PROVIDED MATERIAL —
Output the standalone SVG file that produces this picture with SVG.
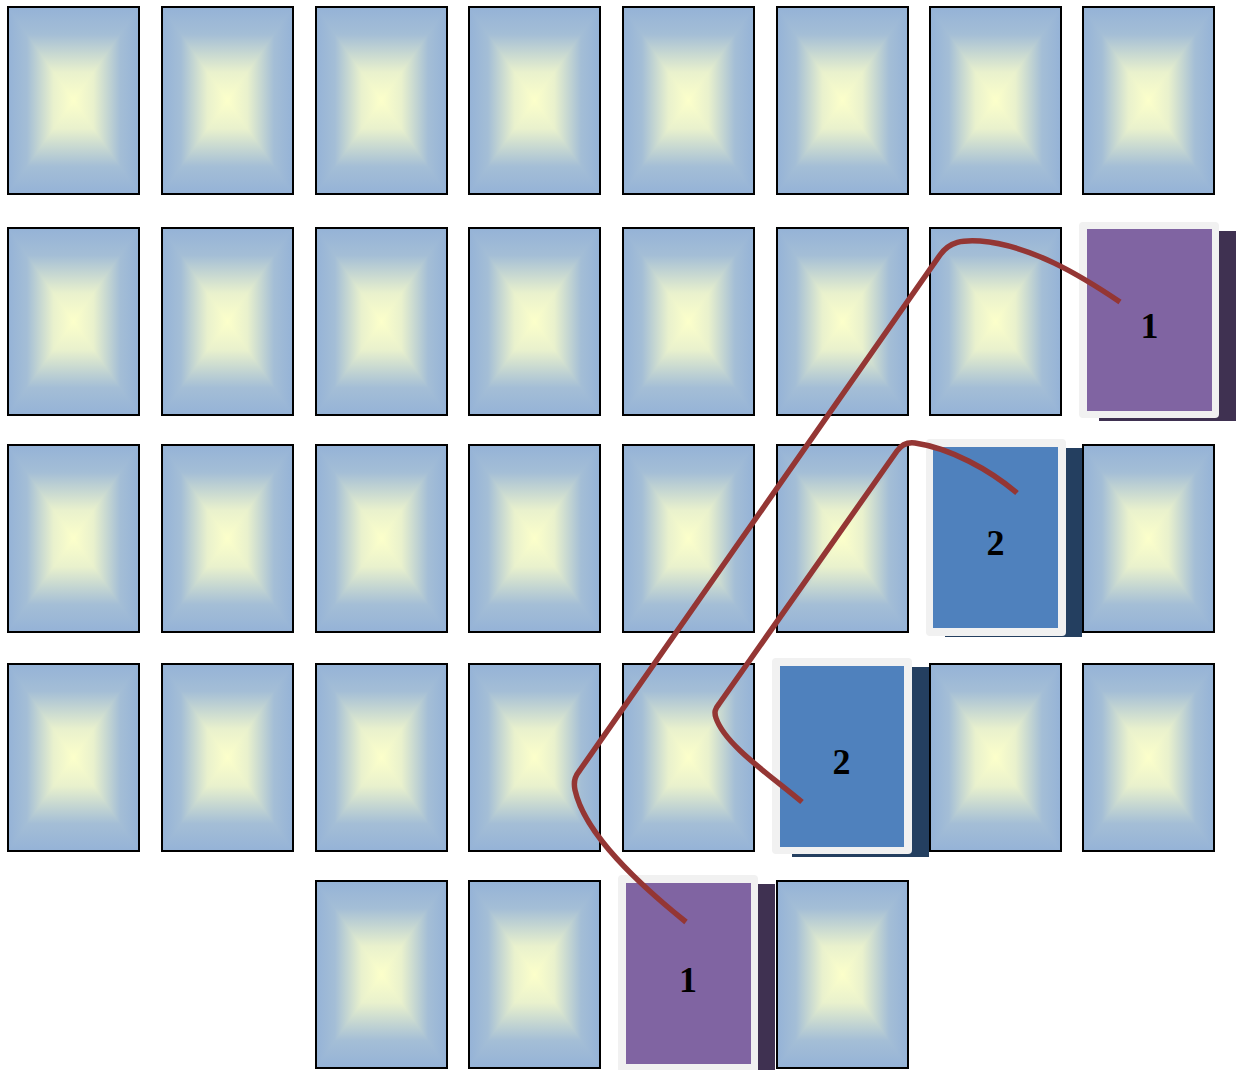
<svg xmlns="http://www.w3.org/2000/svg" xmlns:xlink="http://www.w3.org/1999/xlink" width="1236" height="1070" viewBox="0 0 1236 1070">
  <style>
    .edge { fill: #97b4d7; }
    .tri { shape-rendering: crispEdges; }
    .outline { fill: none; stroke: #000; stroke-width: 2; }
    .frame { fill: #f1f1f1; }
    .purple { fill: #8064a2; }
    .purple-sh { fill: #3f3151; }
    .blue { fill: #4f81bd; }
    .blue-sh { fill: #243f60; }
    .num { font-family: "Liberation Serif", "Times New Roman", serif; font-weight: bold; font-size: 36px; fill: #000; text-anchor: middle; }
    .link { fill: none; stroke: #943634; stroke-width: 5.5; stroke-linejoin: round; }
  </style>
  <defs>
    <linearGradient id="gv" x1="0" y1="0" x2="0" y2="1">
      <stop offset="0" stop-color="#94b2d7"/>
      <stop offset="0.3" stop-color="#a4bed6"/>
      <stop offset="0.7" stop-color="#e9f1cd"/>
      <stop offset="1" stop-color="#fcffca"/>
    </linearGradient>
    <linearGradient id="gvr" x1="0" y1="1" x2="0" y2="0">
      <stop offset="0" stop-color="#94b2d7"/>
      <stop offset="0.3" stop-color="#a4bed6"/>
      <stop offset="0.7" stop-color="#e9f1cd"/>
      <stop offset="1" stop-color="#fcffca"/>
    </linearGradient>
    <linearGradient id="gh" x1="0" y1="0" x2="1" y2="0">
      <stop offset="0" stop-color="#94b2d7"/>
      <stop offset="0.3" stop-color="#a4bed6"/>
      <stop offset="0.7" stop-color="#e9f1cd"/>
      <stop offset="1" stop-color="#fcffca"/>
    </linearGradient>
    <linearGradient id="ghr" x1="1" y1="0" x2="0" y2="0">
      <stop offset="0" stop-color="#94b2d7"/>
      <stop offset="0.3" stop-color="#a4bed6"/>
      <stop offset="0.7" stop-color="#e9f1cd"/>
      <stop offset="1" stop-color="#fcffca"/>
    </linearGradient>
    <g id="card">
      <rect class="edge" x="0" y="0" width="133" height="189"/>
      <polygon class="tri" points="0,0 133,0 66.5,94.5" fill="url(#gv)"/>
      <polygon class="tri" points="0,189 133,189 66.5,94.5" fill="url(#gvr)"/>
      <polygon class="tri" points="0,0 0,189 66.5,94.5" fill="url(#gh)"/>
      <polygon class="tri" points="133,0 133,189 66.5,94.5" fill="url(#ghr)"/>
      <rect class="outline" x="1" y="1" width="131" height="187"/>
    </g>
  </defs>

  <!-- highlighted cards -->
  <g id="card-r1c7-one">
    <rect class="purple-sh" x="1099" y="231" width="140" height="190"/>
    <rect class="frame" x="1079" y="222" width="140" height="196" rx="4"/>
    <rect class="purple" x="1087" y="229" width="125" height="182"/>
    <text class="num" x="1149.5" y="338">1</text>
  </g>
  <g id="card-r2c6-two">
    <rect class="blue-sh" x="945" y="448" width="137" height="189"/>
    <rect class="frame" x="926" y="439" width="140" height="197" rx="4"/>
    <rect class="blue" x="933" y="447" width="125" height="181"/>
    <text class="num" x="995.5" y="555">2</text>
  </g>
  <g id="card-r3c5-two">
    <rect class="blue-sh" x="792" y="667" width="137" height="190"/>
    <rect class="frame" x="772" y="658" width="140" height="196" rx="4"/>
    <rect class="blue" x="780" y="666" width="124" height="181"/>
    <text class="num" x="841.5" y="774">2</text>
  </g>
  <g id="card-r4c4-one">
    <rect class="purple-sh" x="638" y="884" width="137" height="190"/>
    <rect class="frame" x="618" y="875" width="140" height="200" rx="4"/>
    <rect class="purple" x="626" y="883" width="125" height="181"/>
    <text class="num" x="688" y="992">1</text>
  </g>

  <!-- row 0 -->
  <g id="r0">
    <use href="#card" x="7" y="6"/>
    <use href="#card" x="161" y="6"/>
    <use href="#card" x="315" y="6"/>
    <use href="#card" x="468" y="6"/>
    <use href="#card" x="622" y="6"/>
    <use href="#card" x="776" y="6"/>
    <use href="#card" x="929" y="6"/>
    <use href="#card" x="1082" y="6"/>
  </g>
  <!-- row 1 -->
  <g id="r1">
    <use href="#card" x="7" y="227"/>
    <use href="#card" x="161" y="227"/>
    <use href="#card" x="315" y="227"/>
    <use href="#card" x="468" y="227"/>
    <use href="#card" x="622" y="227"/>
    <use href="#card" x="776" y="227"/>
    <use href="#card" x="929" y="227"/>
  </g>
  <!-- row 2 -->
  <g id="r2">
    <use href="#card" x="7" y="444"/>
    <use href="#card" x="161" y="444"/>
    <use href="#card" x="315" y="444"/>
    <use href="#card" x="468" y="444"/>
    <use href="#card" x="622" y="444"/>
    <use href="#card" x="776" y="444"/>
    <use href="#card" x="1082" y="444"/>
  </g>
  <!-- row 3 -->
  <g id="r3">
    <use href="#card" x="7" y="663"/>
    <use href="#card" x="161" y="663"/>
    <use href="#card" x="315" y="663"/>
    <use href="#card" x="468" y="663"/>
    <use href="#card" x="622" y="663"/>
    <use href="#card" x="929" y="663"/>
    <use href="#card" x="1082" y="663"/>
  </g>
  <!-- row 4 -->
  <g id="r4">
    <use href="#card" x="315" y="880"/>
    <use href="#card" x="468" y="880"/>
    <use href="#card" x="776" y="880"/>
  </g>

  <!-- connectors -->
  <g id="connectors">
    <path class="link" d="M 686 922 C 640 885 585 835 575 790 C 573 780 576 775 580 770 L 940 255 C 950 241 963 240 980 241 C 1030 245 1080 275 1120 302"/>
    <path class="link" d="M 802 802 C 770 775 725 745 716 718 C 714 712 715 709 719 704 L 897 451 C 902 444 908 442 915 443 C 950 448 990 470 1017 493"/>
  </g>
</svg>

STATED EXERCISE — Repeat the material above word for word and skip every image in it.

CORRECT OUTPUT —
Output the standalone SVG file that produces this picture with SVG.
<svg xmlns="http://www.w3.org/2000/svg" xmlns:xlink="http://www.w3.org/1999/xlink" width="1236" height="1070" viewBox="0 0 1236 1070">
  <style>
    .edge { fill: #97b4d7; }
    .tri { shape-rendering: crispEdges; }
    .outline { fill: none; stroke: #000; stroke-width: 2; }
    .frame { fill: #f1f1f1; }
    .purple { fill: #8064a2; }
    .purple-sh { fill: #3f3151; }
    .blue { fill: #4f81bd; }
    .blue-sh { fill: #243f60; }
    .num { font-family: "Liberation Serif", "Times New Roman", serif; font-weight: bold; font-size: 36px; fill: #000; text-anchor: middle; }
    .link { fill: none; stroke: #943634; stroke-width: 5.5; stroke-linejoin: round; }
  </style>
  <defs>
    <linearGradient id="gv" x1="0" y1="0" x2="0" y2="1">
      <stop offset="0" stop-color="#94b2d7"/>
      <stop offset="0.3" stop-color="#a4bed6"/>
      <stop offset="0.7" stop-color="#e9f1cd"/>
      <stop offset="1" stop-color="#fcffca"/>
    </linearGradient>
    <linearGradient id="gvr" x1="0" y1="1" x2="0" y2="0">
      <stop offset="0" stop-color="#94b2d7"/>
      <stop offset="0.3" stop-color="#a4bed6"/>
      <stop offset="0.7" stop-color="#e9f1cd"/>
      <stop offset="1" stop-color="#fcffca"/>
    </linearGradient>
    <linearGradient id="gh" x1="0" y1="0" x2="1" y2="0">
      <stop offset="0" stop-color="#94b2d7"/>
      <stop offset="0.3" stop-color="#a4bed6"/>
      <stop offset="0.7" stop-color="#e9f1cd"/>
      <stop offset="1" stop-color="#fcffca"/>
    </linearGradient>
    <linearGradient id="ghr" x1="1" y1="0" x2="0" y2="0">
      <stop offset="0" stop-color="#94b2d7"/>
      <stop offset="0.3" stop-color="#a4bed6"/>
      <stop offset="0.7" stop-color="#e9f1cd"/>
      <stop offset="1" stop-color="#fcffca"/>
    </linearGradient>
    <g id="card">
      <rect class="edge" x="0" y="0" width="133" height="189"/>
      <polygon class="tri" points="0,0 133,0 66.5,94.5" fill="url(#gv)"/>
      <polygon class="tri" points="0,189 133,189 66.5,94.5" fill="url(#gvr)"/>
      <polygon class="tri" points="0,0 0,189 66.5,94.5" fill="url(#gh)"/>
      <polygon class="tri" points="133,0 133,189 66.5,94.5" fill="url(#ghr)"/>
      <rect class="outline" x="1" y="1" width="131" height="187"/>
    </g>
  </defs>

  <!-- highlighted cards -->
  <g id="card-r1c7-one">
    <rect class="purple-sh" x="1099" y="231" width="140" height="190"/>
    <rect class="frame" x="1079" y="222" width="140" height="196" rx="4"/>
    <rect class="purple" x="1087" y="229" width="125" height="182"/>
    <text class="num" x="1149.5" y="338">1</text>
  </g>
  <g id="card-r2c6-two">
    <rect class="blue-sh" x="945" y="448" width="137" height="189"/>
    <rect class="frame" x="926" y="439" width="140" height="197" rx="4"/>
    <rect class="blue" x="933" y="447" width="125" height="181"/>
    <text class="num" x="995.5" y="555">2</text>
  </g>
  <g id="card-r3c5-two">
    <rect class="blue-sh" x="792" y="667" width="137" height="190"/>
    <rect class="frame" x="772" y="658" width="140" height="196" rx="4"/>
    <rect class="blue" x="780" y="666" width="124" height="181"/>
    <text class="num" x="841.5" y="774">2</text>
  </g>
  <g id="card-r4c4-one">
    <rect class="purple-sh" x="638" y="884" width="137" height="190"/>
    <rect class="frame" x="618" y="875" width="140" height="200" rx="4"/>
    <rect class="purple" x="626" y="883" width="125" height="181"/>
    <text class="num" x="688" y="992">1</text>
  </g>

  <!-- row 0 -->
  <g id="r0">
    <use href="#card" x="7" y="6"/>
    <use href="#card" x="161" y="6"/>
    <use href="#card" x="315" y="6"/>
    <use href="#card" x="468" y="6"/>
    <use href="#card" x="622" y="6"/>
    <use href="#card" x="776" y="6"/>
    <use href="#card" x="929" y="6"/>
    <use href="#card" x="1082" y="6"/>
  </g>
  <!-- row 1 -->
  <g id="r1">
    <use href="#card" x="7" y="227"/>
    <use href="#card" x="161" y="227"/>
    <use href="#card" x="315" y="227"/>
    <use href="#card" x="468" y="227"/>
    <use href="#card" x="622" y="227"/>
    <use href="#card" x="776" y="227"/>
    <use href="#card" x="929" y="227"/>
  </g>
  <!-- row 2 -->
  <g id="r2">
    <use href="#card" x="7" y="444"/>
    <use href="#card" x="161" y="444"/>
    <use href="#card" x="315" y="444"/>
    <use href="#card" x="468" y="444"/>
    <use href="#card" x="622" y="444"/>
    <use href="#card" x="776" y="444"/>
    <use href="#card" x="1082" y="444"/>
  </g>
  <!-- row 3 -->
  <g id="r3">
    <use href="#card" x="7" y="663"/>
    <use href="#card" x="161" y="663"/>
    <use href="#card" x="315" y="663"/>
    <use href="#card" x="468" y="663"/>
    <use href="#card" x="622" y="663"/>
    <use href="#card" x="929" y="663"/>
    <use href="#card" x="1082" y="663"/>
  </g>
  <!-- row 4 -->
  <g id="r4">
    <use href="#card" x="315" y="880"/>
    <use href="#card" x="468" y="880"/>
    <use href="#card" x="776" y="880"/>
  </g>

  <!-- connectors -->
  <g id="connectors">
    <path class="link" d="M 686 922 C 640 885 585 835 575 790 C 573 780 576 775 580 770 L 940 255 C 950 241 963 240 980 241 C 1030 245 1080 275 1120 302"/>
    <path class="link" d="M 802 802 C 770 775 725 745 716 718 C 714 712 715 709 719 704 L 897 451 C 902 444 908 442 915 443 C 950 448 990 470 1017 493"/>
  </g>
</svg>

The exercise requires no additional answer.